I'm. On insane abundant
Well I agree it's not necessary. There is a degree of challenge and fun in trying to be the ultimate civilization manager. The game allows one to do it, so as long as that is the case the devs should make that as painless as they can. The speed bump to being a great civ manager should not be tedium or UI, it should be knowlegde and skill.
Keep the slider and remove the micro by doing this:
Create "classes" of sliders.
Example: I would create:
I can then assign a new planet the New Colony class right away and forget about it. When it's "baked", i can then set it to some other class, say "Research Planet", and go on with life.
If something comes up, like war breaks out, i can globally change the sliders and thus change the output of the entire empire in just a few seconds.
Technnical bonus: this is really easy to implement, because GC3 already does this! Essentially the global slider is a "class", but it's currently the only option. You would just have to make more assignable options. A few small changes to the code and a some UI work and ba-da-bing you're done. You can even keep the option to have planets have a unique slider to keep micromanagers happy.
I enjoy your posts, admiralWillyWilber.
to all: the wheel is a must.
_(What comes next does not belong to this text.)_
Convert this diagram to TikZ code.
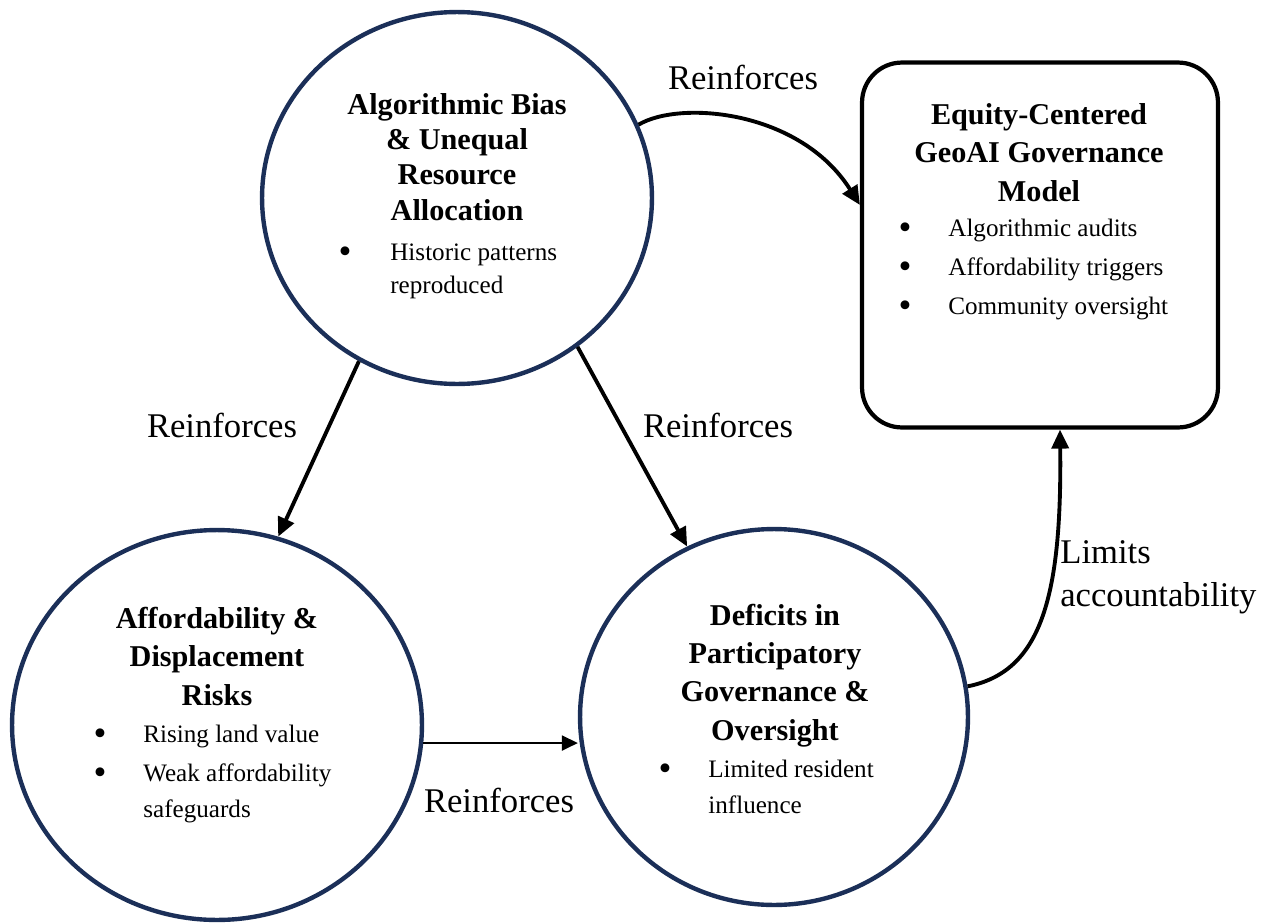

I think a reasonable balance can be found, you just need to let go of some of your hangups about wastage... how long do you think you can keep caring anyway? You will either burn out on the entire game you are on, or just let it go. there ARE numerous potential improvements to management that can be made, that would cause this to be less of an issue, but I'm keeping it to myself until I'm ready to write my full review. (I guess it's revealed that it shall be a review-proposal rather than simply a review of the game)
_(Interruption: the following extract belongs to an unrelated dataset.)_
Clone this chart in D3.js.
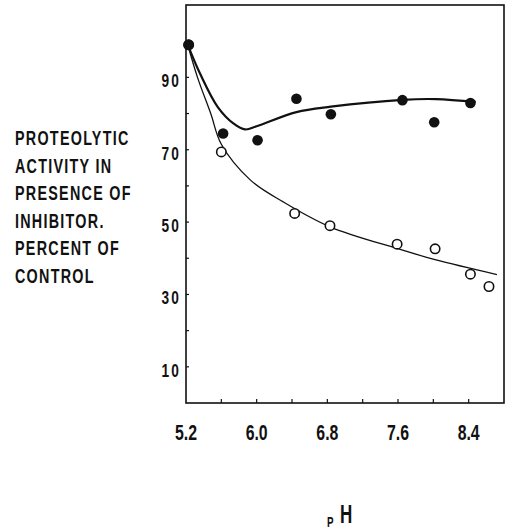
<!DOCTYPE html>
<html>
<head>
<meta charset="utf-8">
<script src="https://cdn.jsdelivr.net/npm/d3@7"></script>
<style>
  body { margin: 0; background: #fff; }
  svg text { font-family: "Liberation Sans", Arial, sans-serif; font-weight: bold; fill: #111; }
</style>
</head>
<body>
<div id="chart"></div>
<script>
// data
const xTicks = [5.2, 6.0, 6.8, 7.6, 8.4];
const yTicks = [10, 30, 50, 70, 90];

const filledPH = [5.23, 5.62, 6.01, 6.45, 6.84, 7.65, 8.01, 8.42];
const filledPct = [99, 74.5, 72.6, 84.1, 79.8, 83.7, 77.6, 82.9];

const openPH = [5.23, 5.6, 6.43, 6.83, 7.59, 8.02, 8.42, 8.63];
const openPct = [99, 69.4, 52.4, 49, 43.9, 42.6, 35.6, 32.2];

// hand drawn fit curves (points along the drawn lines)
const filledCurvePH = [5.22, 5.36, 5.56, 5.74, 5.87, 6.0, 6.45, 6.84, 7.65, 8.03, 8.48];
const filledCurvePct = [99, 91, 81.8, 77.2, 75.6, 76.5, 80.4, 81.9, 83.8, 84, 83.2];
const openCurvePH = [5.22, 5.33, 5.48, 5.6, 5.93, 6.3, 6.83, 7.59, 8.02, 8.72];
const openCurvePct = [99, 90, 80, 71.5, 61.6, 55.6, 48.7, 42.7, 39.6, 35.5];

const titleLines = ["PROTEOLYTIC", "ACTIVITY IN", "PRESENCE OF", "INHIBITOR.", "PERCENT OF", "CONTROL"];

const width = 514, height = 532;
const svg = d3.select("#chart").append("svg")
  .attr("width", width).attr("height", height);

const x = d3.scaleLinear().domain([5.2, 8.8]).range([186, 504]);
const y = d3.scaleLinear().domain([0, 110]).range([403, 5]);

// narrow lettering: squeeze text horizontally
const narrow = (sx) => (d, i, n) => {
  const t = d3.select(n[i]);
  return `translate(${t.attr("data-x")},${t.attr("data-y")}) scale(${sx},1)`;
};

// frame
svg.append("rect")
  .attr("x", x(5.2)).attr("y", y(110))
  .attr("width", x(8.8) - x(5.2)).attr("height", y(0) - y(110))
  .attr("fill", "none").attr("stroke", "#111").attr("stroke-width", 1.6);

// small inward ticks
const xMinor = d3.range(1, 9).map(i => 5.2 + i * 0.4);
svg.append("g").selectAll("line").data(xMinor).join("line")
  .attr("x1", d => x(d)).attr("x2", d => x(d))
  .attr("y1", y(0)).attr("y2", y(0) - 4)
  .attr("stroke", "#111").attr("stroke-width", 1.2);

const yMinor = d3.range(10, 101, 10);
svg.append("g").selectAll("line").data(yMinor).join("line")
  .attr("x1", x(5.2)).attr("x2", x(5.2) + 3)
  .attr("y1", d => y(d)).attr("y2", d => y(d))
  .attr("stroke", "#111").attr("stroke-width", 1.2);

// tick labels
svg.append("g").selectAll("text").data(yTicks).join("text")
  .attr("data-x", 181).attr("data-y", d => y(d) + 10)
  .attr("text-anchor", "end")
  .attr("font-size", 19)
  .attr("letter-spacing", 3)
  .attr("transform", narrow(0.72))
  .text(d => d);

svg.append("g").selectAll("text").data(xTicks).join("text")
  .attr("data-x", d => x(d)).attr("data-y", 440)
  .attr("text-anchor", "middle")
  .attr("font-size", 22)
  .attr("transform", narrow(0.72))
  .text(d => d.toFixed(1));

// y title
svg.append("g").selectAll("text").data(titleLines).join("text")
  .attr("data-x", 15).attr("data-y", (d, i) => 145 + i * 27.6)
  .attr("font-size", 20.5)
  .attr("letter-spacing", 1.8)
  .attr("transform", narrow(0.7))
  .text(d => d);

// x title
svg.append("text").attr("data-x", 327).attr("data-y", 527)
  .attr("font-size", 14).attr("transform", narrow(0.7)).text("P");
svg.append("text").attr("data-x", 340).attr("data-y", 523)
  .attr("font-size", 25).attr("transform", narrow(0.68)).text("H");

// curves
const line = d3.line().x(d => x(d[0])).y(d => y(d[1])).curve(d3.curveCatmullRom.alpha(0.5));
svg.append("path")
  .attr("d", line(d3.zip(openCurvePH, openCurvePct)))
  .attr("fill", "none").attr("stroke", "#111").attr("stroke-width", 1.3);
svg.append("path")
  .attr("d", line(d3.zip(filledCurvePH, filledCurvePct)))
  .attr("fill", "none").attr("stroke", "#111").attr("stroke-width", 2.2);

// points
svg.append("g").selectAll("circle").data(d3.zip(openPH, openPct)).join("circle")
  .attr("cx", d => x(d[0])).attr("cy", d => y(d[1])).attr("r", 4.7)
  .attr("fill", "#fff").attr("stroke", "#111").attr("stroke-width", 1.6);
svg.append("g").selectAll("circle").data(d3.zip(filledPH, filledPct)).join("circle")
  .attr("cx", d => x(d[0])).attr("cy", d => y(d[1])).attr("r", 5.3)
  .attr("fill", "#111");
</script>
</body>
</html>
The most obvious, and I think most elegant answer would be to have the client calculate planetary production wasteage, ie if you are paying for 3.9 turns where it's telling you "done in 3"... and it's simple to implement, like show a red flashing blob in your planet list next to "waste exceeds x" or optionally have a pre-filtered list pop up when next turn is clicked. algebra is trivial to implement, that's the beauty of it. of course it's not NEARLY as glee-inducing as hacking off a current feature, so no I'm not surprised a dev would bring it up.
There's no waste, the production is saved for the next thing in the queue.
As to the wheel... I'd like to see the ability to define such templates, combined with the ability to 'tag' planets into groups. Then I could change the group setting as required, so when I discover a new research building I can just set all research planets to 100% manu for 10 turns and then put them all back to 100% research.
Governors: War, Social, Research, Economy, Influence, Growth, and Balanced.
You build improvements, the governor manages those improvements in the most optimal way possible.
Probably don't need the growth and Influence governor. Just set to Social, and queue the right project when the building queue is finished.
The main thing is, the govs only run production. They don't build anything.
I can see an advantage to have a wheel for types of specialized planets.
I now can.see a problem with loading a pre que with adjancemcie bonuses
Personally I'm not sold on having a per-planet wheel. The reason being, that everyone wants it (seemingly) so they can specialize their planets. But specializing planets should be done by building the correct buildings.
The wheel per planet allows you to optimize planets on the fly with no loss. I find it removes choice. Factories are factories, labs are labs. If you put the wrong thing on your planets... well hopefully my bombardment will nicely flatten the area for new developments.
I'm all for something better, but I currently think removing this, and then putting their efforts into Diplomacy/AI and general bugs will yield a much more fun game faster.